▶ DATASET EXCERPT:

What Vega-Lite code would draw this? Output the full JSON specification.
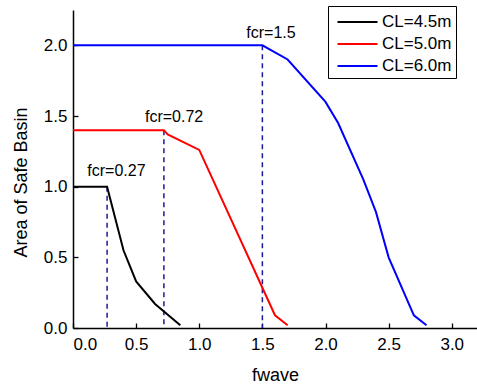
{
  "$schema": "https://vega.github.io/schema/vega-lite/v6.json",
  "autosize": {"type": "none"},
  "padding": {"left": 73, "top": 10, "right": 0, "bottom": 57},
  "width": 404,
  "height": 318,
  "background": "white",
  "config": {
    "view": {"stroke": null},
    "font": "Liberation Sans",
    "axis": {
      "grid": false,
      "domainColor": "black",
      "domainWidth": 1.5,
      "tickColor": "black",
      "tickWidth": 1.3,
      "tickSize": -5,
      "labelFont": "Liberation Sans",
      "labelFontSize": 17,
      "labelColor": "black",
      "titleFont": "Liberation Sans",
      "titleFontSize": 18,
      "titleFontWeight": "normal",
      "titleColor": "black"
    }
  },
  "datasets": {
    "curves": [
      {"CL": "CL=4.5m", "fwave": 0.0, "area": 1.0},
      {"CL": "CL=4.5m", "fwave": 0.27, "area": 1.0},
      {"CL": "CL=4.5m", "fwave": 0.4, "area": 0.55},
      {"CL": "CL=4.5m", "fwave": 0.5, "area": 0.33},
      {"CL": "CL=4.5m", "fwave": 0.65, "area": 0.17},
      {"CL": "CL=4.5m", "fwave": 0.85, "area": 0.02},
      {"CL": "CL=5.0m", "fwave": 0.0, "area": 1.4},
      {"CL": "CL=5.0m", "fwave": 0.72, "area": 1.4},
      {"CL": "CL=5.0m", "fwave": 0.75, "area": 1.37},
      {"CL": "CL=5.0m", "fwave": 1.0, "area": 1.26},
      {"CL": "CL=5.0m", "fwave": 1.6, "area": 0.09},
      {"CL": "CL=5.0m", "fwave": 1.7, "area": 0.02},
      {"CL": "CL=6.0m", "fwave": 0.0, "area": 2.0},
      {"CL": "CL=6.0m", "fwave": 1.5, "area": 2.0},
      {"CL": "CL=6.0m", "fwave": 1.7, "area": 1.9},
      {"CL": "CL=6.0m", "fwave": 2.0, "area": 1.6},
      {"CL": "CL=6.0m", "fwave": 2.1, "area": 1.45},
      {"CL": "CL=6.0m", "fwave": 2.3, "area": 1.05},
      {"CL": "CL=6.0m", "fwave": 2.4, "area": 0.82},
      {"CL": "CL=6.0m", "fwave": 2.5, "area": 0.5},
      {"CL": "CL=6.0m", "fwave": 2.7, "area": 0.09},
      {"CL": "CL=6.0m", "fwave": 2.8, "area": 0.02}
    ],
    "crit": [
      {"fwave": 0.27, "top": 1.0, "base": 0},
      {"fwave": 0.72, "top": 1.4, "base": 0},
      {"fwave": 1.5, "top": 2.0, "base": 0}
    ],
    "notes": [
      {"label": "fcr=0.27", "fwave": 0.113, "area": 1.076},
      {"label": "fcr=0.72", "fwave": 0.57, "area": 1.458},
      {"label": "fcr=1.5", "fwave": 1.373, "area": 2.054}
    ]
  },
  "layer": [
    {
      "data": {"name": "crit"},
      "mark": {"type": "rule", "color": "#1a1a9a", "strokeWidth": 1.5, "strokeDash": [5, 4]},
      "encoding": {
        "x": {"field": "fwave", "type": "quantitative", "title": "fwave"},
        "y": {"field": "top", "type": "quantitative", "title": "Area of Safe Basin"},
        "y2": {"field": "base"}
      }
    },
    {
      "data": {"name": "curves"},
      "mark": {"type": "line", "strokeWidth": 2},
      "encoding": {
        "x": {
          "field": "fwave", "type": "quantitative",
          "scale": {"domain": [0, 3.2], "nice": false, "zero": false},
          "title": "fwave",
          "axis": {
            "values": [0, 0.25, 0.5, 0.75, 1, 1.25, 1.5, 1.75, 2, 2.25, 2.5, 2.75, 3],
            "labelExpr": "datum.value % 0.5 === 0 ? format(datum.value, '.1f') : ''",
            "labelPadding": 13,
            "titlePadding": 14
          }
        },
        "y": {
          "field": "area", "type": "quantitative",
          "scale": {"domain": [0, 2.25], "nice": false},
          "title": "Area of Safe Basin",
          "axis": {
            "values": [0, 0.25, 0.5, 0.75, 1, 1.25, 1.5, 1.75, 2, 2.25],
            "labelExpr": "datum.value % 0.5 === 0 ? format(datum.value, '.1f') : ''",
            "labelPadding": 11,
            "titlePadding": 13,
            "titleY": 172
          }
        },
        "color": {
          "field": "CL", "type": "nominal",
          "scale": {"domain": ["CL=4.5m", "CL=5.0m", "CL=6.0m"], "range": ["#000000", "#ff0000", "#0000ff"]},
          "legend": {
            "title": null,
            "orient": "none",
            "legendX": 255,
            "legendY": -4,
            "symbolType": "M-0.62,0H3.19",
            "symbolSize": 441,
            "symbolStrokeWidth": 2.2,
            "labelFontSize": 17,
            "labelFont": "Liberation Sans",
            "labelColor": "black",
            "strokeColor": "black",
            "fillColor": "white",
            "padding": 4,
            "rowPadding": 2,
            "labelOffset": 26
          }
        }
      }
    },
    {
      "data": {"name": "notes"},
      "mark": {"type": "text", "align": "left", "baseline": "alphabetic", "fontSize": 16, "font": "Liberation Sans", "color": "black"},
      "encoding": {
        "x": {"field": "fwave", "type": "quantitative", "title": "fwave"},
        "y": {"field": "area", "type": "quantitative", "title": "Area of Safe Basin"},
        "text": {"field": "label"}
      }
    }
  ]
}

▶ WRITTEN REQUEST:
Send back the data above word for word, with the pictures left out.

▶ TASK SOLUTION:
What Vega-Lite code would draw this? Output the full JSON specification.
{
  "$schema": "https://vega.github.io/schema/vega-lite/v6.json",
  "autosize": {"type": "none"},
  "padding": {"left": 73, "top": 10, "right": 0, "bottom": 57},
  "width": 404,
  "height": 318,
  "background": "white",
  "config": {
    "view": {"stroke": null},
    "font": "Liberation Sans",
    "axis": {
      "grid": false,
      "domainColor": "black",
      "domainWidth": 1.5,
      "tickColor": "black",
      "tickWidth": 1.3,
      "tickSize": -5,
      "labelFont": "Liberation Sans",
      "labelFontSize": 17,
      "labelColor": "black",
      "titleFont": "Liberation Sans",
      "titleFontSize": 18,
      "titleFontWeight": "normal",
      "titleColor": "black"
    }
  },
  "datasets": {
    "curves": [
      {"CL": "CL=4.5m", "fwave": 0.0, "area": 1.0},
      {"CL": "CL=4.5m", "fwave": 0.27, "area": 1.0},
      {"CL": "CL=4.5m", "fwave": 0.4, "area": 0.55},
      {"CL": "CL=4.5m", "fwave": 0.5, "area": 0.33},
      {"CL": "CL=4.5m", "fwave": 0.65, "area": 0.17},
      {"CL": "CL=4.5m", "fwave": 0.85, "area": 0.02},
      {"CL": "CL=5.0m", "fwave": 0.0, "area": 1.4},
      {"CL": "CL=5.0m", "fwave": 0.72, "area": 1.4},
      {"CL": "CL=5.0m", "fwave": 0.75, "area": 1.37},
      {"CL": "CL=5.0m", "fwave": 1.0, "area": 1.26},
      {"CL": "CL=5.0m", "fwave": 1.6, "area": 0.09},
      {"CL": "CL=5.0m", "fwave": 1.7, "area": 0.02},
      {"CL": "CL=6.0m", "fwave": 0.0, "area": 2.0},
      {"CL": "CL=6.0m", "fwave": 1.5, "area": 2.0},
      {"CL": "CL=6.0m", "fwave": 1.7, "area": 1.9},
      {"CL": "CL=6.0m", "fwave": 2.0, "area": 1.6},
      {"CL": "CL=6.0m", "fwave": 2.1, "area": 1.45},
      {"CL": "CL=6.0m", "fwave": 2.3, "area": 1.05},
      {"CL": "CL=6.0m", "fwave": 2.4, "area": 0.82},
      {"CL": "CL=6.0m", "fwave": 2.5, "area": 0.5},
      {"CL": "CL=6.0m", "fwave": 2.7, "area": 0.09},
      {"CL": "CL=6.0m", "fwave": 2.8, "area": 0.02}
    ],
    "crit": [
      {"fwave": 0.27, "top": 1.0, "base": 0},
      {"fwave": 0.72, "top": 1.4, "base": 0},
      {"fwave": 1.5, "top": 2.0, "base": 0}
    ],
    "notes": [
      {"label": "fcr=0.27", "fwave": 0.113, "area": 1.076},
      {"label": "fcr=0.72", "fwave": 0.57, "area": 1.458},
      {"label": "fcr=1.5", "fwave": 1.373, "area": 2.054}
    ]
  },
  "layer": [
    {
      "data": {"name": "crit"},
      "mark": {"type": "rule", "color": "#1a1a9a", "strokeWidth": 1.5, "strokeDash": [5, 4]},
      "encoding": {
        "x": {"field": "fwave", "type": "quantitative", "title": "fwave"},
        "y": {"field": "top", "type": "quantitative", "title": "Area of Safe Basin"},
        "y2": {"field": "base"}
      }
    },
    {
      "data": {"name": "curves"},
      "mark": {"type": "line", "strokeWidth": 2},
      "encoding": {
        "x": {
          "field": "fwave", "type": "quantitative",
          "scale": {"domain": [0, 3.2], "nice": false, "zero": false},
          "title": "fwave",
          "axis": {
            "values": [0, 0.25, 0.5, 0.75, 1, 1.25, 1.5, 1.75, 2, 2.25, 2.5, 2.75, 3],
            "labelExpr": "datum.value % 0.5 === 0 ? format(datum.value, '.1f') : ''",
            "labelPadding": 13,
            "titlePadding": 14
          }
        },
        "y": {
          "field": "area", "type": "quantitative",
          "scale": {"domain": [0, 2.25], "nice": false},
          "title": "Area of Safe Basin",
          "axis": {
            "values": [0, 0.25, 0.5, 0.75, 1, 1.25, 1.5, 1.75, 2, 2.25],
            "labelExpr": "datum.value % 0.5 === 0 ? format(datum.value, '.1f') : ''",
            "labelPadding": 11,
            "titlePadding": 13,
            "titleY": 172
          }
        },
        "color": {
          "field": "CL", "type": "nominal",
          "scale": {"domain": ["CL=4.5m", "CL=5.0m", "CL=6.0m"], "range": ["#000000", "#ff0000", "#0000ff"]},
          "legend": {
            "title": null,
            "orient": "none",
            "legendX": 255,
            "legendY": -4,
            "symbolType": "M-0.62,0H3.19",
            "symbolSize": 441,
            "symbolStrokeWidth": 2.2,
            "labelFontSize": 17,
            "labelFont": "Liberation Sans",
            "labelColor": "black",
            "strokeColor": "black",
            "fillColor": "white",
            "padding": 4,
            "rowPadding": 2,
            "labelOffset": 26
          }
        }
      }
    },
    {
      "data": {"name": "notes"},
      "mark": {"type": "text", "align": "left", "baseline": "alphabetic", "fontSize": 16, "font": "Liberation Sans", "color": "black"},
      "encoding": {
        "x": {"field": "fwave", "type": "quantitative", "title": "fwave"},
        "y": {"field": "area", "type": "quantitative", "title": "Area of Safe Basin"},
        "text": {"field": "label"}
      }
    }
  ]
}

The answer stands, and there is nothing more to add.